Patrick Parkinson, Of the Record staff

Legislation sitting on the desk of Gov. Gary Herbert would exempt guns and ammunition that are manufactured, sold and used in Utah from federal firearms restrictions.

But state officials may wind up defending Senate Bill 11 in federal court if Herbert signs the legislation. Herbert received the bill Tuesday and has 10 days to take action, which could include signing the legislation or vetoing it.

"He intends to take that time to fully analyze the legislation. Gov. Herbert certainly agrees with and applauds the intent of the bill, which is to challenge the current interpretation of the federal Interstate Commerce Clause," said Angie Welling, a spokeswoman for the governor, in a prepared statement. "However, he does have constitutional and fiscal concerns with the legislation and will examine those prior to making a decision on the bill."

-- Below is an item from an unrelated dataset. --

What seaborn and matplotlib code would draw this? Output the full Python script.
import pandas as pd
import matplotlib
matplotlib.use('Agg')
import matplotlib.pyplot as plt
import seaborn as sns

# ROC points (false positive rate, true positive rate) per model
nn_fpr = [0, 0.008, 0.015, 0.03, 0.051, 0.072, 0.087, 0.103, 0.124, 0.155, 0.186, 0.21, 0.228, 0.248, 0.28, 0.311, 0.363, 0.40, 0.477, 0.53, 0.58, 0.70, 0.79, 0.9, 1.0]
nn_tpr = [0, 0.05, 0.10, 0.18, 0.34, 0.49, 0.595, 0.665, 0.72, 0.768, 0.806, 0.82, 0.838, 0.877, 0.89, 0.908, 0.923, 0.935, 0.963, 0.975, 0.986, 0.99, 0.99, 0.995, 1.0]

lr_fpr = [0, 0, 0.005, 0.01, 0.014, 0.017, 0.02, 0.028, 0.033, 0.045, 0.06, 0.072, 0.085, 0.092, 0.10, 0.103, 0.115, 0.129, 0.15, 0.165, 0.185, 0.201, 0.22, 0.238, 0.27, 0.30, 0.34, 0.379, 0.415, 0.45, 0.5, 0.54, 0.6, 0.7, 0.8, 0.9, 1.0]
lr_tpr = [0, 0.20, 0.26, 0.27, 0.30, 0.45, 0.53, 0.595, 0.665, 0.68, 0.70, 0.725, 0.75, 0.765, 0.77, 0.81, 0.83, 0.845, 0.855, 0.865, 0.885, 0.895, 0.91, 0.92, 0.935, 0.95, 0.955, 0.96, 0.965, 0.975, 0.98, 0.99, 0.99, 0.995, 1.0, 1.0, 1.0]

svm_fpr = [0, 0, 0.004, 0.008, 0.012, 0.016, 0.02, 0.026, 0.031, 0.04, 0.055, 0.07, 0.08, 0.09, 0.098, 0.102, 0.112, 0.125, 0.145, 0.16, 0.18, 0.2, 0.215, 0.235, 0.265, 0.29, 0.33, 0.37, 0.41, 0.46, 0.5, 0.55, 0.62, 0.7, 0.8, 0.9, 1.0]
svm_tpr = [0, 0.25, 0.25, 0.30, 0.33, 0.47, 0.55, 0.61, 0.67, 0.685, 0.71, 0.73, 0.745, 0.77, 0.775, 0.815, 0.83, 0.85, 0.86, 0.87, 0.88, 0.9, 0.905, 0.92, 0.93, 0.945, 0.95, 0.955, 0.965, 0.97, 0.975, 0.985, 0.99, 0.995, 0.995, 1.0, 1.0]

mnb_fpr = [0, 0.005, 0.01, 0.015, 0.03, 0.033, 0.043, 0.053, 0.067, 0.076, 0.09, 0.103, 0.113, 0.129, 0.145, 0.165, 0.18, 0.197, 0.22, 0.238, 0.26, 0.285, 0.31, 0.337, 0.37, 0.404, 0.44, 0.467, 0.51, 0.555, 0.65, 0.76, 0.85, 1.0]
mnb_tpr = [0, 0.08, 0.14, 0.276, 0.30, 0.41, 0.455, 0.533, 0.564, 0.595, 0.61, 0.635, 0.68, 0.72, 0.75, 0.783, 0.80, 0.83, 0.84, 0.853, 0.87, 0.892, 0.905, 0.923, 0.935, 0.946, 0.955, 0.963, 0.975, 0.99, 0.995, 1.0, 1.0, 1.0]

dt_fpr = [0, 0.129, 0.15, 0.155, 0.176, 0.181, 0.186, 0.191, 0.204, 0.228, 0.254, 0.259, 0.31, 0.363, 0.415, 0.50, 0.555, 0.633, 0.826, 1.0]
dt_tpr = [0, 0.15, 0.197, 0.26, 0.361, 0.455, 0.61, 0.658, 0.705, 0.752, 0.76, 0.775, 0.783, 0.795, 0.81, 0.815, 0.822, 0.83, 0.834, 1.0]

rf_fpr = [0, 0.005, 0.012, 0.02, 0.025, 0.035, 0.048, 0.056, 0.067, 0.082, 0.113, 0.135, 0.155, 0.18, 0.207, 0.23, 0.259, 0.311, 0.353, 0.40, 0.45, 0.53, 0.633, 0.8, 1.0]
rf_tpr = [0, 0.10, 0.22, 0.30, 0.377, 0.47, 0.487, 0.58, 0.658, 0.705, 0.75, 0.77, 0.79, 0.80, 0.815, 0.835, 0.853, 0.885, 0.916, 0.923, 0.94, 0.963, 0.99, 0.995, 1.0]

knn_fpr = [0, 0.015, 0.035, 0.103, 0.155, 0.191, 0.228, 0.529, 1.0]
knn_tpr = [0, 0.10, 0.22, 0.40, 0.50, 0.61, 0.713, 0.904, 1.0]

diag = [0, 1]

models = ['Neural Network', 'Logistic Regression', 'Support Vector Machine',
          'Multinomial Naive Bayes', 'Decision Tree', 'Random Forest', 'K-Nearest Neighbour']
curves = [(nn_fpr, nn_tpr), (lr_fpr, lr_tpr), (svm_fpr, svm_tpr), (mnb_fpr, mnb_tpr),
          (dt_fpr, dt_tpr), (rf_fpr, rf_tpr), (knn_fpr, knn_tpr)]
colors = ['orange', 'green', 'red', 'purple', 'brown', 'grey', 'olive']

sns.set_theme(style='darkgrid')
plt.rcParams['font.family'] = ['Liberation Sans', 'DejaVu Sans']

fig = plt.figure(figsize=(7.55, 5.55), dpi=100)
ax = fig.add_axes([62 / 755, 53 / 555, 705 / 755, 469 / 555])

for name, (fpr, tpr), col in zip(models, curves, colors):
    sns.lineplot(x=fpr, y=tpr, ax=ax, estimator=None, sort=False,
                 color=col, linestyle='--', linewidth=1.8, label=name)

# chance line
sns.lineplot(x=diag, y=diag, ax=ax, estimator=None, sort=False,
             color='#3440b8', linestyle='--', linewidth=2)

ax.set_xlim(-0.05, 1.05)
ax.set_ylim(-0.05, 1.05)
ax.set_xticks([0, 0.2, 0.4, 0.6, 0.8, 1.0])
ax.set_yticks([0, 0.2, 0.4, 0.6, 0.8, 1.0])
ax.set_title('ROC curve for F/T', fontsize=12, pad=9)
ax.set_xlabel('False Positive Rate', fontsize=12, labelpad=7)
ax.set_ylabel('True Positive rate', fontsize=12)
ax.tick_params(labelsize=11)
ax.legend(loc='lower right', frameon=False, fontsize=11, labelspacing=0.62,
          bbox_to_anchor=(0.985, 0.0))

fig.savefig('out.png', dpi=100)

The state Senate voted 19-10 to approve the bill. The two senators who represent Summit County, Republicans Kevin Van Tassell and Allen Christensen, supported the legislation.

Meanwhile, the two representatives serving Summit County in the state House of Representatives voted differently on SB 11. Republican Mel Brown supported the bill and Democrat Christine Johnson opposed the legislation. The House voted 56-17 to approve the bill.

Sen. Margaret Dayton, R-Orem, is the sponsor of SB 11.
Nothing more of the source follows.